For those interested in governance, both Qing and Nationalist governance is rather more complex than a story of corruption and criminality, and often those periods were remarkable achievements in a country that was fraction and faction filled.

I do not know how reliable are the authors in this multifaceted introduction to Chinese history’s conflicts. They provide guidance to further reading, reading that is for the most part scholarly and presumably reliable. But what is important, for me, is how it alters my sense of “China” and that history of China I learned in World History in the tenth grade (1957) at Thomas Jefferson High School in Brooklyn, New York. As is often the case, most “great moments” in national history (Opium Wars, Boxer Rebellion) are more complex than could serve as accounts of evil or good, or justifying the current regime. (Would we be better off not using the term “9/11”, for we would then be better focused on our security?)

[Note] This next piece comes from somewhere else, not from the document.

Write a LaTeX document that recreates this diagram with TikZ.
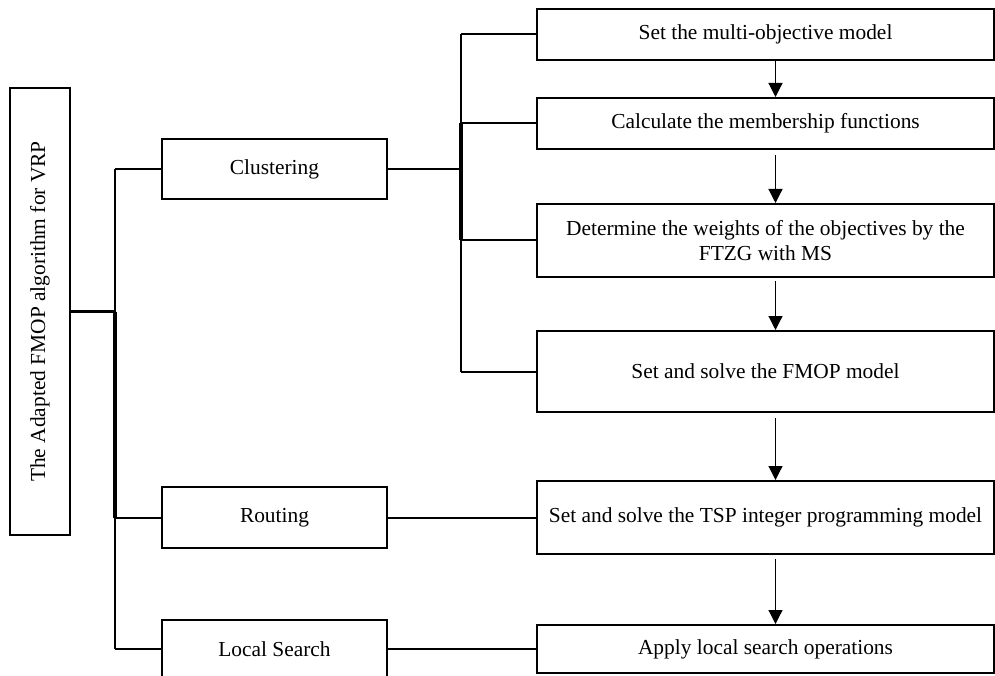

(It turns out that my tenth grade teacher’s most important reference for some recent events was Sidney Fay’s Origins of the World War (I). I just saw that Fay is also the source of the game Diplomacy, the creator of the game having studied with Fay at Harvard.)

What’s crucial is that our notion of China, as we understand it today, is no more long-standing than those of the European nations, all an artifact of the late 19th century as best, often rather more recent. And don’t let Confucianism ever be used as an explanatory variable in Chinese history, unless you really believe that Christianity (which sort) does the same for US history.